When the authentication ends and the generation of encryption key CK1 is completed, the activation of the encryption communication is started. In a case where an encryption request (for example, {CIPHER-REQUEST} that is a message of the NWK layer, in the case of the wireless communication in compliance with the DECT scheme) from master device 1, an encryption start request (for example, start encryption: request that is a control message of the MAC layer, in the case of the wireless communication in compliance with the DECT scheme) from slave device 2, an encryption start confirmation (for example, start encryption: confirm that is a control message of the MAC layer, in the case of the wireless communication in compliance with the DECT scheme) from the master device, an encryption start grant (for example, start encryption: grant that is a control message of the MAC layer, in the case of the wireless communication in compliance with the DECT scheme) from slave device 2 are sequentially transmitted and received, and the activation of the encryption communication is completed. On the slave device 2 side, the encryption start request is transmitted, decoding processing of the reception signal is started in the following frame, and when the encryption start confirmation is received, encryption of a transmission signal is started. In master device 1, when the encryption start request is received, the encryption of the transmission signal is started, and the decoding processing of the reception signal is started with reception of the following frame in which the encryption start confirmation is transmitted. Master device 1 activates encryption key change timer T1 that measures a time at which timer unit 18 activates the encryption key change phase.
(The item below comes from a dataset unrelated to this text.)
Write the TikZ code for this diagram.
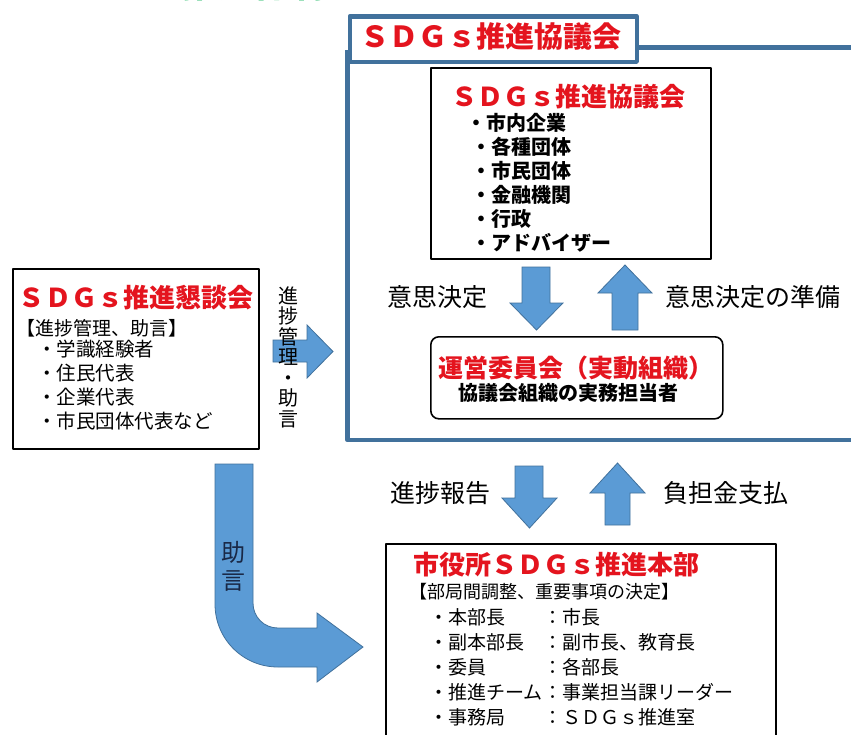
\documentclass[tikz,border=0pt]{standalone}
\usepackage{fontspec}
\setmainfont{Noto Sans CJK JP}
\definecolor{sdgred}{RGB}{228,20,30}
\definecolor{framblue}{RGB}{65,113,156}
\definecolor{arrowfill}{RGB}{91,155,213}
\definecolor{arrowline}{RGB}{65,113,156}
\definecolor{headgreen}{RGB}{0,176,80}
\definecolor{navytext}{RGB}{25,40,70}
\newcommand{\jfs}[2]{\fontsize{#1}{#2}\selectfont}
\tikzset{
  plainbox/.style={draw=black, line width=1.6pt, fill=white},
  redtitle/.style={text=sdgred, font=\bfseries\jfs{26}{30}},
  memberlist/.style={align=left, font=\bfseries\jfs{20}{24}},
  itemlist/.style={align=left, font=\jfs{19.5}{24}},
  flowlabel/.style={font=\jfs{25}{28}},
  blockarrow/.style={fill=arrowfill, draw=arrowline, line width=0.8pt, line join=miter},
  frameline/.style={draw=framblue, line width=4.5pt}
}
\begin{document}
\begin{tikzpicture}[x=1pt, y=-1pt, line join=round, line cap=round, every node/.style={inner sep=0pt}]
\useasboundingbox (0,0) rectangle (851,734);
\clip (0,0) rectangle (851,734);
\fill[white] (0,0) rectangle (851,734);

% heading, cut by the top edge
\node[anchor=base west, text=headgreen, font=\bfseries\jfs{36}{40}] (heading) at (2,-3) {ＳＤＧｓの推進体制};

% outer frame of the council
\draw[frameline, line cap=butt] (347.5,50) -- (347.5,440) -- (860,440);
\node[draw=framblue, line width=4.5pt, fill=white, anchor=north west,
      minimum width=287pt, minimum height=45.5pt] (tab) at (347.5,14) {};
\node[text=sdgred, font=\bfseries\jfs{29}{32}] (tabtitle) at (491,37) {ＳＤＧｓ推進協議会};
\draw[frameline, line cap=butt] (tab.north east) ++(0,33.5) -- (860,47.5);

% council members
\node[plainbox, anchor=north west, minimum width=280pt, minimum height=191pt] (council) at (430,67) {};
\node[redtitle] (counciltitle) at (568,97) {ＳＤＧｓ推進協議会};
\node[memberlist, anchor=north west] (members) at (471,113)
  {\hspace*{-5pt}・市内企業\\・各種団体\\・市民団体\\・金融機関\\・行政\\・アドバイザー};

% steering committee
\node[plainbox, rounded corners=8pt, anchor=north west, minimum width=292pt, minimum height=82pt] (steering) at (430,336) {};
\node[text=sdgred, font=\bfseries\jfs{25}{28}] (steertitle) at (576,368) {運営委員会（実動組織）};
\node[font=\bfseries\jfs{20}{24}] (steersub) at (568,393) {協議会組織の実務担当者};

% arrows between council and committee
\draw[blockarrow] (522,267) -- (550,267) -- (550,303) -- (563,303) -- (536.5,330) -- (510,303) -- (522,303) -- cycle;
\draw[blockarrow] (612,330) -- (638,330) -- (638,293) -- (652,293) -- (625,265) -- (598,293) -- (612,293) -- cycle;
\node[flowlabel] (decide) at (437.5,297) {意思決定};
\node[flowlabel] (prepare) at (753,297) {意思決定の準備};

% advisory forum
\node[plainbox, anchor=north west, minimum width=246pt, minimum height=180pt] (forum) at (12,268) {};
\node[redtitle] (forumtitle) at (136,298) {ＳＤＧｓ推進懇談会};
\node[anchor=west, font=\jfs{19}{24}] (forumrole) at (16,328) {【進捗管理、助言】};
\node[itemlist, anchor=north west] (forumitems) at (37,340)
  {・学識経験者\\・住民代表\\・企業代表\\・市民団体代表など};

% forum to council
\draw[blockarrow] (273,340) -- (307,340) -- (307,325) -- (333,351.5) -- (307,378) -- (307,362) -- (273,362) -- cycle;
\node[align=center, font=\jfs{20}{20.5}] (advise) at (288,357) {進\\捗\\管\\理\\・\\助\\言};

% arrows between council frame and headquarters
\draw[blockarrow] (515,466) -- (543,466) -- (543,498) -- (557,498) -- (529.5,528) -- (502,498) -- (515,498) -- cycle;
\draw[blockarrow] (605,525) -- (630,525) -- (630,493) -- (645,493) -- (617.5,463) -- (590,493) -- (605,493) -- cycle;
\node[flowlabel] (report) at (440,493) {進捗報告};
\node[flowlabel] (payment) at (726,493) {負担金支払};

% city headquarters
\node[plainbox, anchor=north west, minimum width=390pt, minimum height=200pt] (hq) at (385,543) {};
\node[redtitle] (hqtitle) at (556,565) {市役所ＳＤＧｓ推進本部};
\node[anchor=west, font=\jfs{18}{24}] (hqrole) at (409,592) {【部局間調整、重要事項の決定】};
\node[align=left, anchor=north west, font=\jfs{19}{25}] (hqposts) at (429,608)
  {・本部長\\・副本部長\\・委員\\・推進チーム\\・事務局};
\node[align=left, anchor=north west, font=\jfs{19}{25}] (hqnames) at (543,608)
  {：市長\\：副市長、教育長\\：各部長\\：事業担当課リーダー\\：ＳＤＧｓ推進室};

% advice from forum to headquarters
\draw[blockarrow] (215,464) -- (215,604) .. controls (215,639) and (243,667) .. (278,667)
  -- (317,667) -- (317,682) -- (363,647) -- (317,613) -- (317,628) -- (278,628)
  .. controls (264,628) and (253,617) .. (253,603) -- (253,464) -- cycle;
\node[align=center, text=navytext, font=\jfs{24}{28}] (advice) at (233,566) {助\\言};
\end{tikzpicture}
\end{document}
When the activation of the encryption communication is completed, master device 1 transmits connection notification (for example, {CC-CONNECT} that is a message of the NWK layer, in the case of the wireless communication in compliance with the DECT scheme), transmits to slave device 2 a signal that is input from a telephone line, and outputs to the telephone line a signal that is received from slave device 2. Furthermore, when receiving a connection notification, slave device 2 outputs to the speaker the signal that is received from master device 1, starts to transmit to master device 1 a signal that is input from the microphone, and proceeds to a state where the call is in progress. During the call, wireless quality detector 11 of master device 1 monitors a reception level of a signal from slave device 2, which is received in wireless communicator 10, and a state where the reception error occurs, and makes a determination of whether the reception level exceeds a threshold that is determined in advance and the frequency with which the reception error occurs falls below a threshold that is determined in advance.
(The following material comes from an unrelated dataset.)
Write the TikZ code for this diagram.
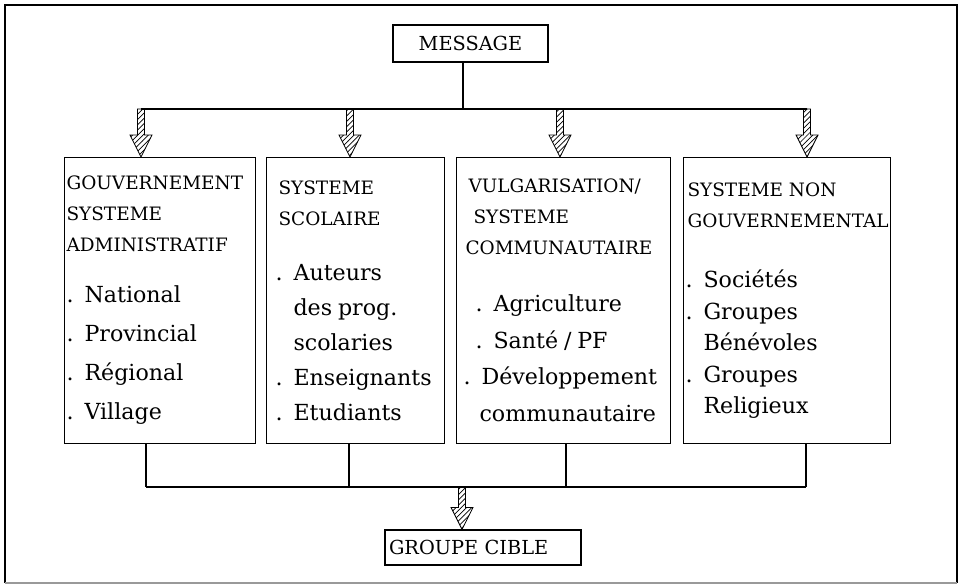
\documentclass[tikz,border=0pt]{standalone}
\usepackage{fontspec}
\setmainfont{DejaVu Serif}
\usetikzlibrary{patterns}
\setlength\parindent{0pt}

\newcommand\boxhead{\fontsize{10.5}{17.6}\selectfont}
\newcommand\boxitems[1]{\fontsize{12.6}{#1}\selectfont}
\newcommand\dotitem{\makebox[3.6mm][l]{.}}
\newcommand\indentitem{\hspace*{3.6mm}}

\tikzset{
  frame/.style={line width=1.3pt},
  wire/.style={line width=0.6pt},
  title/.style={draw, line width=0.6pt, inner sep=0pt, font=\fontsize{11}{13}\selectfont},
  sysbox/.style={draw, line width=0.6pt, anchor=north west, align=left,
    inner xsep=0.4mm, inner ysep=0pt, minimum height=57.2mm},
  pics/hatch arrow/.style={code={
    \draw[line width=0.5pt, pattern=north east lines]
      (0,0) -- (-11,-22) -- (-3.5,-22) -- (-3.5,-#1) -- (3.5,-#1) -- (3.5,-22) -- (11,-22) -- cycle;
  }}
}

\begin{document}
\begin{tikzpicture}[x=0.2mm, y=-0.2mm]
    \useasboundingbox (0,0) rectangle (961,584);

    % outer frame
    \draw[frame] (5,583) -- (5,5) -- (957,5) -- (957,583);
    \draw[black!40, line width=0.8pt] (5,583) -- (957,583);

    \node[title, minimum width=31mm, minimum height=7.4mm] (msg) at (470.5,43.5) {MESSAGE};

    \node[sysbox, text width=37.4mm] (gov) at (64,157) {%
      {\boxhead GOUVERNEMENT\\SYSTEME\\ADMINISTRATIF\par}
      \vspace{2.4mm}
      {\boxitems{22.2pt}\dotitem National\\\dotitem Provincial\\\dotitem Régional\\\dotitem Village\par}};
    \node[sysbox, text width=34.8mm] (school) at (266,157) {%
      {\boxhead\hspace*{2mm}SYSTEME\\\hspace*{2mm}SCOLAIRE\par}
      \vspace{4mm}
      {\boxitems{19.9pt}\hspace*{1.4mm}\dotitem Auteurs\\\hspace*{5mm}des prog.\\\hspace*{5mm}scolaries\\
       \hspace*{1.4mm}\dotitem Enseignants\\\hspace*{1.4mm}\dotitem Etudiants\par}};
    \node[sysbox, text width=42mm] (ext) at (456,157) {%
      {\boxhead\hspace*{2mm}VULGARISATION/\\\hspace*{3mm}SYSTEME\\\hspace*{1.4mm}COMMUNAUTAIRE\par}
      \vspace{4mm}
      {\boxitems{20.9pt}\hspace*{3.4mm}\dotitem Agriculture\\\hspace*{3.4mm}\dotitem Santé / PF\\
       \hspace*{1mm}\dotitem Développement\\\hspace*{4.2mm}communautaire\par}};
    \node[sysbox, text width=40.6mm] (ngo) at (683,157) {%
      {\boxhead\hspace*{0.4mm}SYSTEME NON\\\hspace*{0.4mm}\mbox{GOUVERNEMENTAL}\par}
      \vspace{5.8mm}
      {\boxitems{17.9pt}\dotitem Sociétés\\\dotitem Groupes\\\indentitem Bénévoles\\
       \dotitem Groupes\\\indentitem Religieux\par}};

    \node[title, text width=37.6mm, inner xsep=0.8mm, minimum height=7mm, align=left] (target) at (483,547.5) {GROUPE CIBLE};

    % top distribution
    \coordinate (split) at (463,109);
    \coordinate (a1) at (141,109);
    \coordinate (a2) at (350,109);
    \coordinate (a3) at (560,109);
    \coordinate (a4) at (807,109);
    \draw[wire] (msg.south -| split) -- (split);
    \draw[wire] (a1) -- (a4);
    \foreach \a/\b in {a1/gov, a2/school, a3/ext, a4/ngo}
      \path (\a |- \b.north) pic {hatch arrow=48};

    % collecting lines
    \coordinate (d1) at (146,487);
    \coordinate (d2) at (349,487);
    \coordinate (d3) at (566,487);
    \coordinate (d4) at (806,487);
    \coordinate (join) at (462,487);
    \foreach \d/\b in {d1/gov, d2/school, d3/ext, d4/ngo}
      \draw[wire] (\b.south -| \d) -- (\d);
    \draw[wire] (d1) -- (d4);
    \path (join |- target.north) pic {hatch arrow=43};

\end{tikzpicture}
\end{document}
Next, the encryption key change phase is described in detail. When encryption key change timer T1 of timer unit 18 of master device 1 expires, the encryption key change phase is started. When encryption key change timer T1 of timer unit 18 of master device 1 expires, based on a result of the determination by wireless quality detector 11, a determination of whether or not to change the encryption key is made. When making the determination, in a case where the latest reception level exceeds the threshold that is determined in advance and the frequency with which the reception error occurs falls below the threshold that is determined in advance, transmission and reception of a message for changing the encryption key are started.

The change of the encryption key is made by transmitting and receiving the encryption key generation authentication request and the encryption key generation authentication reply as is the case with the generation of the encryption key in the call activation phase. Master device 1 transmits to the slave device random numbers that are newly generated with the encryption key generation authentication request. The master device and slave device 2 generate new encryption key CK2 by carrying out an operation (which is hereinafter expressed as an authentication encryption key generation arithmetic operation) that is determined in advance by using these random numbers and the authentication keys that are stored in information storage 16 of master device 1 and information storage 26 of slave device 2.

When the generation of new encryption key CK2 is completed, the encryption communication temporarily stops, and control for changing the encryption key to the new encryption key and resuming the encryption communication is started.

First, the encryption request is transmitted from master device 1, in the same manner as when the encryption communication is activated in the call activation phase.

When receiving the encryption request, slave device 2 transmits an encryption stop request (for example, stop encryption: request that is a control message of the MAC layer, in the case of the wireless communication in compliance with the DECT scheme) for temporarily stopping the encryption communication, stops the decoding for the reception from the next frame, and proceeds to an unencrypted-text reception state (a state where a signal that is not encrypted is received).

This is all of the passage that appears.